Nantes (Loire-Atlantique). Le travail de Pierrick Sorin (né en 1960) a été très en vogue au tournant des années 2000. Happé par les collaborations avec les marques et avec l’opéra, l’artiste vidéaste et scénographe avait cependant disparu des radars de l’art contemporain – au point qu’en 2019, lorsque le Centre Pompidou-Metz consacre une exposition aux relations qu’entretient l’art lyrique avec les arts visuels, il n’y figure pas. En 2001, Pierrick Sorin investissait pourtant le rez-de-chaussée de la Fondation Cartier pour l’art contemporain avec une succession de vidéos utilisant différents procédés techniques. Parmi eux, ses « théâtres optiques » lui valent alors beaucoup de succès. Projeté sous forme d’hologramme, son personnage miniature, endossant toutes sortes d’identités, seul ou démultiplié, rejoue à l’infini des saynètes souvent absurdes : tenir en équilibre sur un savon, marcher en boucle sur une platine vinyle en mouvement, refaire les premiers pas sur la Lune, entonner en duo une complainte folk dans un décor de maison de poupée, faire de la plongée dans un aquarium… Autant de situations cocasses jouant des rapports d’échelle et de l’illusion optique. Il explique aujourd’hui avoir cru inventer ce dispositif en 1995, avant de s’apercevoir qu’il était déjà connu. « J’avais observé un phénomène de reflet dans une vitrine et je l’ai reproduit en superposant une image filmée à un décor réel miniature. En fait ce trucage existait depuis le XIXe siècle : il servait à faire apparaître des fantômes sur scène. »

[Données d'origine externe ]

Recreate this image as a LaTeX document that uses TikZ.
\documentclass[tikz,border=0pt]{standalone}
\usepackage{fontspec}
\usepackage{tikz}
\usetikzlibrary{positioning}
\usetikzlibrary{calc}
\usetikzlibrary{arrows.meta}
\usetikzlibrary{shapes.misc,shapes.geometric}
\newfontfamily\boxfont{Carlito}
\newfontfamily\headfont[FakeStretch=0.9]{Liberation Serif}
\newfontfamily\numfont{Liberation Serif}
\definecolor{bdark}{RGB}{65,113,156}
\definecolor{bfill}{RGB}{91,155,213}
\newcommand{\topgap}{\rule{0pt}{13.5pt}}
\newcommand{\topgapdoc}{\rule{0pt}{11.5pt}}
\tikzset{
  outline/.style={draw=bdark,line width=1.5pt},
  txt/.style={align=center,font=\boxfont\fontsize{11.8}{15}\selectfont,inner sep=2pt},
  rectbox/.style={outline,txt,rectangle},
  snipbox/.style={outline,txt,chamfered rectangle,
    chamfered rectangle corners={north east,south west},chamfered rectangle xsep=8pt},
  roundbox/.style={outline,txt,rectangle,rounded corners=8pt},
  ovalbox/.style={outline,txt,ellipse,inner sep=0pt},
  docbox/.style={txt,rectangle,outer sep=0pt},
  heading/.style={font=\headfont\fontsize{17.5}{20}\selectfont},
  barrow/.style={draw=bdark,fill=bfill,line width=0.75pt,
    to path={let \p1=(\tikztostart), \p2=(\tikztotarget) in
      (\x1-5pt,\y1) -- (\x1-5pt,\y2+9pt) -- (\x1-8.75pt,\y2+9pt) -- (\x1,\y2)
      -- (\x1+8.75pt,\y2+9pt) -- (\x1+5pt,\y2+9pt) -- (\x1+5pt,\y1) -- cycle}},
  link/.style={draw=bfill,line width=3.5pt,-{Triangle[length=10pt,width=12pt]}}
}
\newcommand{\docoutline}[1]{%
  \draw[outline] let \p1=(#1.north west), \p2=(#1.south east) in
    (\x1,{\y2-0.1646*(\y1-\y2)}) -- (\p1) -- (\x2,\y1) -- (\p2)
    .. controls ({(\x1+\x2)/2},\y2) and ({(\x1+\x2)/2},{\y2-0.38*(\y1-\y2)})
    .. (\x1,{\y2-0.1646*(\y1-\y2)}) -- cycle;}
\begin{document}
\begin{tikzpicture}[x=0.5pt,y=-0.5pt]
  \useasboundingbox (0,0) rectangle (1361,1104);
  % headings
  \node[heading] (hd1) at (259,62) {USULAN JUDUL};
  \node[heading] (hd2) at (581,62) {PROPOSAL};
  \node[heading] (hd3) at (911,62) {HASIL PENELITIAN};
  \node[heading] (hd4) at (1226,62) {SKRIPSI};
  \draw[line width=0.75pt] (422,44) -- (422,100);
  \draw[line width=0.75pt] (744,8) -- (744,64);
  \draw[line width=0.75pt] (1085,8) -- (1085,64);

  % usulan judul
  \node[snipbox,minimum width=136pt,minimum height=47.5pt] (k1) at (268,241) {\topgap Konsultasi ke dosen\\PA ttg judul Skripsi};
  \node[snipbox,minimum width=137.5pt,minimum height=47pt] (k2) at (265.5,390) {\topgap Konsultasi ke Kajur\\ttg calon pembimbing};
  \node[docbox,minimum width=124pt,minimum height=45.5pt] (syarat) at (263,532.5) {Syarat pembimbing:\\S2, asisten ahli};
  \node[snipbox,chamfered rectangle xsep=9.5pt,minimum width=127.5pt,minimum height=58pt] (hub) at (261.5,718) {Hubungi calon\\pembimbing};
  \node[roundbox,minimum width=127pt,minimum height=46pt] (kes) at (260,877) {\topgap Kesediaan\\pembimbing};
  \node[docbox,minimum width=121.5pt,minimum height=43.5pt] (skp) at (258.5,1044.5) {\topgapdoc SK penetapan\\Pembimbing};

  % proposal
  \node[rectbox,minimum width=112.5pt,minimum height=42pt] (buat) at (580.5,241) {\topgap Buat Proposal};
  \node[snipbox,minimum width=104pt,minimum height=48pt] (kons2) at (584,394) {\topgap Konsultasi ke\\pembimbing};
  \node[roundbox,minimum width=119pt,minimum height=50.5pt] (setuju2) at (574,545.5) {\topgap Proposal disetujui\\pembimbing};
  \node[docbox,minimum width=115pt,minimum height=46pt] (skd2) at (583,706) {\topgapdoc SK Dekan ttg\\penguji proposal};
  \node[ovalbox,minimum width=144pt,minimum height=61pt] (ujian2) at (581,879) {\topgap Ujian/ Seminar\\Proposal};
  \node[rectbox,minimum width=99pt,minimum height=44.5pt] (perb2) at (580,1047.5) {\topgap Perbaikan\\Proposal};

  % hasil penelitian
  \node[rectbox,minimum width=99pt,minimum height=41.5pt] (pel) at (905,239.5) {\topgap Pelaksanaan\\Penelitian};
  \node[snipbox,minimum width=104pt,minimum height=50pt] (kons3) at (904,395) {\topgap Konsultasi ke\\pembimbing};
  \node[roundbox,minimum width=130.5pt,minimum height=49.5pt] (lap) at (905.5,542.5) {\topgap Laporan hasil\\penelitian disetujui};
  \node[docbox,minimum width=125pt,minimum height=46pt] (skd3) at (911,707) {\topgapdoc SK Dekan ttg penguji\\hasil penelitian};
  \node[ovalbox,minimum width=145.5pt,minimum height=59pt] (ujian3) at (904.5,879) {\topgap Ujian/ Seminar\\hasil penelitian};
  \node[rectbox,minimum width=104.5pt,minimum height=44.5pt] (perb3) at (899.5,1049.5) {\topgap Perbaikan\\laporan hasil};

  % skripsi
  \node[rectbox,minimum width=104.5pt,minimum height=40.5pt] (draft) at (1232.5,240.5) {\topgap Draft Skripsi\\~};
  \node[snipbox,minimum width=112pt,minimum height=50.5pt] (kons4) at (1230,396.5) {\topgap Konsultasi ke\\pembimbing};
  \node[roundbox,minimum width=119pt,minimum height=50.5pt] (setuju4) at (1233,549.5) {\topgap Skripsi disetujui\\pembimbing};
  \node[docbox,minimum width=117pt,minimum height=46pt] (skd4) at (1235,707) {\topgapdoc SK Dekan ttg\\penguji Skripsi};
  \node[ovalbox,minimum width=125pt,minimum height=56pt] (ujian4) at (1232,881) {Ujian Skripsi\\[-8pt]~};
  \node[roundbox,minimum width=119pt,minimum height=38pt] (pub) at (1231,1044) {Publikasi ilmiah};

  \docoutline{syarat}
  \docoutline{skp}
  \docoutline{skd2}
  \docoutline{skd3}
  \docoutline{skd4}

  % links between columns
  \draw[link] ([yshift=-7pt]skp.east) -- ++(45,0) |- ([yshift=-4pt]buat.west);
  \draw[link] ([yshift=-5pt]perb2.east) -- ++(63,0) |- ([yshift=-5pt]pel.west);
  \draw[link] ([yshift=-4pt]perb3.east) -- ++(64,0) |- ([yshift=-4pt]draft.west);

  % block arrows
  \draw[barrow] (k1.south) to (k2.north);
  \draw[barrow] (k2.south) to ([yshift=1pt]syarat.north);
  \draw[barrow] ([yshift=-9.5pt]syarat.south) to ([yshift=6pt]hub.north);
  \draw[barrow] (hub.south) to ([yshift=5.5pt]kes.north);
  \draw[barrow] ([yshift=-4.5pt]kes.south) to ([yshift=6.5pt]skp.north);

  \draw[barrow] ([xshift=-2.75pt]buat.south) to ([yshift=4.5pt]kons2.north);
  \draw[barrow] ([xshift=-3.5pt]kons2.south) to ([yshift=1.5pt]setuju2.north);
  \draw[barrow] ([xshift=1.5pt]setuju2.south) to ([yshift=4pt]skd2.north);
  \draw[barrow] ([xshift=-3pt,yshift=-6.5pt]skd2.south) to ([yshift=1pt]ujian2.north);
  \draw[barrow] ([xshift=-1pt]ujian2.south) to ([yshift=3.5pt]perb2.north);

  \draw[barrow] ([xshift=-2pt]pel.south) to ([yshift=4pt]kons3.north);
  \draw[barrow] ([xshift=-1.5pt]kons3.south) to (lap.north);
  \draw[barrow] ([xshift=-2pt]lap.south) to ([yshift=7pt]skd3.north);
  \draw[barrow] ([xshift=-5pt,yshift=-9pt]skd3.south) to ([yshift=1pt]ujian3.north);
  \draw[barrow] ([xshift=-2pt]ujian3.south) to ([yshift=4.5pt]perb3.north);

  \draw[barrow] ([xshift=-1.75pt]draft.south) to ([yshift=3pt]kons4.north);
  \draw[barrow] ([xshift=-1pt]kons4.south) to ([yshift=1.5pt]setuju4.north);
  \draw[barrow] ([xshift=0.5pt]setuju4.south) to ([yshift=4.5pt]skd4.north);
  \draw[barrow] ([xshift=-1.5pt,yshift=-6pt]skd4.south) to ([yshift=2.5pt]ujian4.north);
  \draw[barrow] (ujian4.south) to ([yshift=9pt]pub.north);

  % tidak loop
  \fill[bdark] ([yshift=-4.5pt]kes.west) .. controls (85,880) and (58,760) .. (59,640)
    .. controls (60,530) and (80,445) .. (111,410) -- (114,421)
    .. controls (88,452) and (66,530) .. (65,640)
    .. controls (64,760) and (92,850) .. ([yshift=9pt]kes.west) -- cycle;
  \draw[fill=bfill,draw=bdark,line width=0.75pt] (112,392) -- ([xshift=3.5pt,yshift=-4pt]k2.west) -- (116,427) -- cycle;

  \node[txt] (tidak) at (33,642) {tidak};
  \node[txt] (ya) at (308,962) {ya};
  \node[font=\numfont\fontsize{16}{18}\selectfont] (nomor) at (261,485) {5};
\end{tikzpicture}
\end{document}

Ces petits théâtres amusants constituent l’essentiel de ce que le Musée d’arts de Nantes a choisi de montrer dans cette exposition qui rend enfin hommage à un enfant du pays : Pierrick Sorin est né à Nantes en 1960, il y a étudié à l’École des beaux-arts et il y vit toujours – il ouvrira d’ailleurs pour la première fois son atelier cet été avec des créations inédites dans le cadre du Voyage à Nantes (du 6 juillet au 8 septembre).

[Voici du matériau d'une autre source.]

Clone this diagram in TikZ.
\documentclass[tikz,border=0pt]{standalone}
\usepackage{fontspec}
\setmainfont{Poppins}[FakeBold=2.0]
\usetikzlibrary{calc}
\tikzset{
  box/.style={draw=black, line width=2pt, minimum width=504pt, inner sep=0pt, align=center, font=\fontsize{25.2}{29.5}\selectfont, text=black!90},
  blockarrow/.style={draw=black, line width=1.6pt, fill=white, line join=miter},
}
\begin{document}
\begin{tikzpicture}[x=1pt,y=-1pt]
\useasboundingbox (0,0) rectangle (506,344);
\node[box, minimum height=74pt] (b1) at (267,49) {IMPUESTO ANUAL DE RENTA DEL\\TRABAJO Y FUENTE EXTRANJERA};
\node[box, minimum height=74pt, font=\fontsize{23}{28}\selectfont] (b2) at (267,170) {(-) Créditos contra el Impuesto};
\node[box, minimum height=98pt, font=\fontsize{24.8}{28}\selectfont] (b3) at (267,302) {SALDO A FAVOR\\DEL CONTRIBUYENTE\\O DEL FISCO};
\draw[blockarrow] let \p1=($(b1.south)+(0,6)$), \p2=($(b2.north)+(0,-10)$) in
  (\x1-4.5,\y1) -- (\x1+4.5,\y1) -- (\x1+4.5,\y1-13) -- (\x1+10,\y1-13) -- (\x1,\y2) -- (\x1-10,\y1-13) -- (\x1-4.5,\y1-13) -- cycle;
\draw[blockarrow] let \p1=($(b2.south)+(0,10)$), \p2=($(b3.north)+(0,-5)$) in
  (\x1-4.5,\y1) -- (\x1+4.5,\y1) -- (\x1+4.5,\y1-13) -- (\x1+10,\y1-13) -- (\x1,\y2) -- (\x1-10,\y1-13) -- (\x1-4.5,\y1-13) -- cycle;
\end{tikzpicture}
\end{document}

Trois dispositifs de format plus important sont également mis en exergue. Peindre et nettoyer, ou la volonté à l’œuvre (2024) accueille ainsi le visiteur dès l’entrée. L’artiste y apparaît de face, en laveur de carreaux armé d’un rouleau, apparemment placé derrière une vitre recouverte de liquide savonneux qu’il est en train de nettoyer. Peu à peu, les traces de son intervention inscrivent dans la mousse les contours d’un dessin. Une composition en creux apparaît, qu’il ponctue ici et là d’une touche de couleur, comme sous l’effet d’une inspiration subite. L’effet comique accompagne l’ambition esthétique dérisoire du personnage qui, en se prenant pour un peintre, détourne une opération ordinaire en acte créateur. En se faisant passer pour une performance « live », la vidéo, projetée en fait sur un écran translucide, contribue d’autant plus à mettre à distance la notion de démarche créative et l’aura de l’artiste. Tout est faux.

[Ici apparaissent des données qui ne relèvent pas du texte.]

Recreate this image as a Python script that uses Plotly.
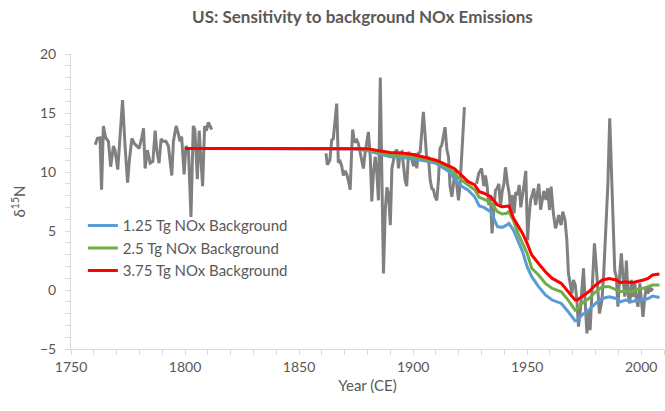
import plotly.graph_objects as go

# ---- observed d15N record (gray) ----
obs_years = [
    1760.6, 1761.6, 1762.7, 1763.4, 1764.2, 1765.2, 1766.4, 1767.4, 1768.6, 1769.3,
    1770.5, 1771.5, 1772.6, 1773.7, 1774.8, 1775.6, 1776.7, 1777.8, 1778.9, 1779.9,
    1781.0, 1781.8, 1782.5, 1783.5, 1784.7, 1785.9, 1786.9, 1787.6, 1788.6, 1789.5,
    1790.5, 1791.6, 1792.7, 1794.2, 1794.9, 1796.1, 1797.1, 1797.8, 1798.5, 1799.6,
    1800.4, 1801.5, 1802.6, 1803.6, 1804.3, 1805.4, 1806.2, 1807.0, 1807.7, 1808.6,
    1809.4, 1810.2, 1811.2, 1811.7,
    1836,
    1861.8, 1862.4, 1863.5, 1864.3, 1865.0, 1865.7, 1866.5, 1867.2, 1868.0, 1868.7,
    1869.4, 1870.2, 1870.9, 1871.6, 1872.4, 1873.1, 1873.5, 1874.3, 1875.3, 1876.0,
    1876.8, 1877.5, 1878.2, 1879.0, 1879.7, 1880.4, 1881.2, 1881.9, 1882.6, 1883.4,
    1884.1, 1884.8, 1885.6, 1886.3, 1887.0, 1887.8, 1888.5, 1889.2, 1890.0, 1890.7,
    1891.4, 1892.1, 1892.9, 1893.6, 1894.3, 1895.1, 1895.8, 1896.5, 1897.2, 1898.0,
    1898.7, 1899.4, 1900.2, 1900.9, 1901.6, 1902.3, 1903.1, 1903.8, 1904.5, 1905.3,
    1906.0, 1906.7, 1907.5, 1908.2, 1908.9, 1909.6, 1910.4, 1911.1, 1911.8, 1912.6,
    1913.3, 1914.0, 1914.8, 1915.5, 1916.2, 1917.0, 1917.7, 1918.4, 1919.1, 1919.9,
    1920.6, 1921.3, 1922.1, 1922.5,
    1925,
    1927.8, 1928.8, 1930.0, 1931.0, 1931.7, 1932.4, 1933.2, 1933.9, 1934.6, 1935.4,
    1936.1, 1936.8, 1937.6, 1938.3, 1939.0, 1939.8, 1940.5, 1941.4, 1942.1, 1942.8,
    1943.4, 1944.3, 1945.0, 1945.8, 1946.5, 1947.2, 1948.0, 1948.7, 1949.4, 1950.2,
    1950.7, 1951.5, 1952.2, 1952.9, 1953.7, 1954.4, 1955.1, 1955.9, 1956.6, 1957.3,
    1958.3, 1959.0, 1959.8, 1960.5, 1961.5, 1962.4, 1963.1, 1963.8, 1964.9, 1965.6,
    1966.6, 1967.4, 1968.1, 1968.8, 1969.6, 1970.3, 1971.1, 1971.8, 1972.5, 1973.2,
    1974.0, 1974.7, 1975.4, 1976.2, 1976.9, 1977.6, 1978.4, 1979.5, 1980.3, 1981.1,
    1981.7, 1982.8, 1983.5, 1984.4, 1985.4, 1986.2, 1986.9, 1987.6, 1988.4, 1989.1,
    1989.8, 1990.6, 1991.3, 1992.0, 1992.8, 1993.5, 1994.2, 1995.0, 1995.7, 1996.4,
    1997.2, 1997.9, 1998.6, 1999.4, 2000.1, 2000.8, 2001.6, 2002.3, 2003.0, 2003.8,
    2004.5, 2005.2,
]
obs_values = [
    12.3, 12.85, 12.9, 8.5, 13.9, 12.9, 12.6, 10.45, 12.2, 11.85,
    10.2, 13.5, 16.1, 12.2, 9.1, 11.0, 12.85, 12.4, 12.2, 12.0,
    12.9, 13.7, 10.3, 11.85, 10.75, 10.9, 13.5, 11.85, 10.75, 12.8,
    12.6, 12.6, 12.2, 9.7, 12.6, 13.9, 13.2, 12.6, 13.0, 9.8,
    12.2, 11.85, 6.2, 13.9, 13.6, 9.4, 13.5, 11.4, 8.8, 13.9,
    13.5, 14.2, 13.7, 13.6,
    None,
    11.58, 10.6, 11.0, 12.7, 12.8, 13.98, 15.8, 10.8, 10.9, 10.5,
    9.7, 10.1, 9.8, 9.3, 8.5, 12.0, 13.6, 12.5, 12.7, 12.4,
    11.7, 10.9, 10.3, 11.7, 12.5, 13.4, 11.3, 7.5, 9.9, 11.3,
    9.9, 7.6, 18.0, 8.7, 1.4, 6.8, 8.7, 8.2, 5.5, 10.3,
    11.0, 11.7, 11.9, 10.3, 11.6, 11.7, 10.5, 9.3, 8.8, 11.7,
    11.4, 11.1, 10.5, 11.6, 10.3, 11.6, 11.7, 13.2, 15.1, 13.0,
    11.0, 11.3, 9.3, 8.6, 8.5, 7.9, 7.6, 9.3, 12.0, 12.3,
    13.0, 13.8, 11.9, 11.3, 8.8, 7.9, 9.0, 10.3, 9.0, 7.6,
    9.0, 11.6, 14.4, 15.5,
    None,
    9.0, 9.9, 10.3, 8.8, 9.7, 8.9, 7.2, 8.05, 4.8, 6.6,
    8.45, 8.6, 9.0, 7.0, 8.3, 9.0, 10.4, 9.0, 8.2, 6.6,
    8.05, 6.5, 8.3, 8.05, 8.9, 7.0, 7.9, 9.0, 10.1, 4.2,
    5.9, 7.6, 8.05, 8.6, 7.2, 8.05, 9.0, 6.8, 7.7, 8.4,
    7.63, 8.62, 6.78, 8.76, 6.5, 5.23, 5.65, 6.36, 5.5, 6.64,
    5.93, 4.24, 1.4, 0.7, -0.3, 0.85, 0.42, -0.85, -3.1, -2.0,
    0.28, 1.84, -0.85, -3.67, -1.7, -3.4, -0.3, 3.95, 1.98, -0.57,
    -2.0, -0.85, 1.13, 4.8, 9.04, 14.55, 10.45, 7.6, 1.67, 1.13,
    -1.42, 1.4, 3.1, 1.13, -0.57, 2.5, -0.3, -1.14, 0.85, -0.57,
    0.56, -0.85, -1.42, 0.56, -1.28, -2.27, -0.57, 0.28, -0.3, 0.14,
    0.0, 0.14,
]

# ---- model scenarios ----
model_years = [
    1800, 1860, 1875, 1880, 1885, 1890, 1895, 1900, 1905, 1910,
    1913, 1916, 1918, 1920, 1922, 1924, 1927, 1929, 1931, 1934,
    1937, 1939, 1941, 1942, 1944, 1946, 1948, 1950, 1952, 1955,
    1958, 1961, 1965, 1968, 1971, 1972, 1974, 1977, 1980, 1983,
    1986, 1989, 1991, 1993, 1996, 1998, 2001, 2003, 2005, 2008,
]
bg_125 = [
    12.0, 12.0, 11.95, 11.8, 11.55, 11.3, 11.24, 11.1, 10.95, 10.74,
    10.4, 10.0, 9.47, 9.0, 8.7, 8.47, 7.9, 7.12, 7.0, 6.64,
    5.37, 5.31, 5.5, 5.65, 5.08, 4.24, 3.25, 1.98, 1.13, 0.28,
    -0.42, -0.85, -1.14, -1.84, -2.6, -2.55, -2.12, -1.7, -1.14, -0.72,
    -0.58, -0.72, -1.0, -0.85, -1.0, -0.85, -0.85, -0.72, -0.52, -0.63,
]
bg_25 = [
    12.0, 12.0, 12.0, 11.9, 11.65, 11.44, 11.35, 11.3, 11.1, 10.9,
    10.6, 10.3, 9.9, 9.5, 9.2, 8.9, 8.5, 7.85, 7.7, 7.4,
    6.64, 6.44, 6.5, 6.64, 5.9, 4.8, 3.95, 3.1, 1.84, 1.27,
    0.56, 0.14, -0.15, -0.85, -1.7, -1.56, -1.14, -0.72, -0.15, 0.28,
    0.28, 0.0, -0.15, -0.07, -0.15, 0.05, 0.14, 0.28, 0.42, 0.42,
]
bg_375 = [
    12.0, 12.0, 12.0, 11.98, 11.8, 11.65, 11.6, 11.48, 11.25, 11.0,
    10.75, 10.5, 10.3, 9.95, 9.6, 9.2, 8.9, 8.33, 8.2, 7.9,
    7.2, 7.06, 7.1, 7.12, 6.1, 5.5, 4.8, 3.95, 2.96, 2.25,
    1.55, 0.98, 0.56, -0.15, -0.85, -0.85, -0.58, -0.15, 0.42, 0.85,
    0.98, 0.85, 0.62, 0.7, 0.62, 0.7, 0.85, 0.98, 1.27, 1.35,
]

TXT = "#595959"
FONT = "Lato"

fig = go.Figure()
fig.add_trace(go.Scatter(x=obs_years, y=obs_values, mode="lines",
                         line=dict(color="#808080", width=3),
                         connectgaps=False, showlegend=False))
fig.add_trace(go.Scatter(x=model_years, y=bg_125, mode="lines",
                         name="1.25 Tg NOx Background",
                         line=dict(color="#5b9bd5", width=3)))
fig.add_trace(go.Scatter(x=model_years, y=bg_25, mode="lines",
                         name="2.5 Tg NOx Background",
                         line=dict(color="#70ad47", width=3)))
fig.add_trace(go.Scatter(x=model_years, y=bg_375, mode="lines",
                         name="3.75 Tg NOx Background",
                         line=dict(color="#ff0000", width=3)))

axis_common = dict(showgrid=False, zeroline=False, showline=True,
                   linecolor="#d9d9d9", linewidth=1,
                   ticks="outside", ticklen=5, tickcolor="#d9d9d9",
                   tickfont=dict(family=FONT, size=14, color=TXT))

fig.update_layout(
    width=665, height=411,
    margin=dict(l=71, r=1, t=54, b=62),
    paper_bgcolor="white", plot_bgcolor="white",
    font=dict(family=FONT, color=TXT),
    title=dict(text="<b>US: Sensitivity to background NOx Emissions</b>",
               x=0.545, xref="container", xanchor="center",
               y=0.958, yref="container", yanchor="middle",
               font=dict(family=FONT, size=17, color=TXT)),
    xaxis=dict(range=[1750, 2010], dtick=50, tick0=1750,
               minor=dict(dtick=10, ticks="outside", ticklen=5, tickcolor="#d9d9d9"),
               title=dict(text="Year (CE)", font=dict(family=FONT, size=15, color=TXT),
                          standoff=6),
               **axis_common),
    yaxis=dict(range=[-5, 20], dtick=5, tick0=-5,
               minor=dict(dtick=1, ticks="outside", ticklen=5, tickcolor="#d9d9d9"),
               title=dict(text="δ<sup>15</sup>N", font=dict(family=FONT, size=15, color=TXT),
                          standoff=10),
               ticklabelstandoff=6,
               **axis_common),
    legend=dict(x=0.02, y=0.474, xanchor="left", yanchor="top",
                bgcolor="rgba(0,0,0,0)", tracegroupgap=0,
                font=dict(family=FONT, size=15, color=TXT)),
)

fig.write_html("out.html")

Au milieu du parcours, l’installation vidéo L’Homme qui a perdu ses clefs (2017) mime les codes de la série noire et du cinéma psychologique à travers des gros plans sur l’expression torturée de son personnage, en proie à une angoisse banale filmée comme un drame existentiel. Enfin dans la chapelle de l’Oratoire, l’installation Le Balai mécanique (2023) (réalisée en hommage au film de Fernand Léger de 1924) met en regard des images filmées et des objets bricolés animés. Deux personnages (Pierrick Sorin dédoublé) interprètent dans une vidéo une partition qui paraît synchronisée avec la bande-son de ce décor hétéroclite, mais là encore, rien de ce que l’on croit voir n’est vrai. C’est évidemment cette façon de douter des images qui, au-delà de ses ressorts burlesques et parfois répétitifs, rend le travail de Pierrick Sorin actuel. Mais aussi la perfection insensée de ses petits théâtres méticuleusement agencés, où le sérieux se trouve inextricablement lié à la pulsion comique, la fantaisie régie par une précision maniaque.
Une pièce, que l’artiste juge charnière dans son parcours, ne figure pas dans l’exposition, on peut le regretter. Il s’agit du film intitulé C’est mignon tout ça, présenté en « off » de la 45e Biennale de Venise, en 1993. On y voit un homme habillé en femme, jupe courte, bas noirs et talons aiguilles. Se hissant à quatre pattes sur une table, il se filme par-derrière et projette devant ses yeux l’image de son fantasme (une paire de fesses féminines). Le spectateur, lui, voit à la fois le dispositif et la séance d’auto-voyeurisme. Elle anticipait selon Pierrick Sorin la façon dont « la vidéo pouvait favoriser une forme de perversité narcissique ». Plutôt bien vu.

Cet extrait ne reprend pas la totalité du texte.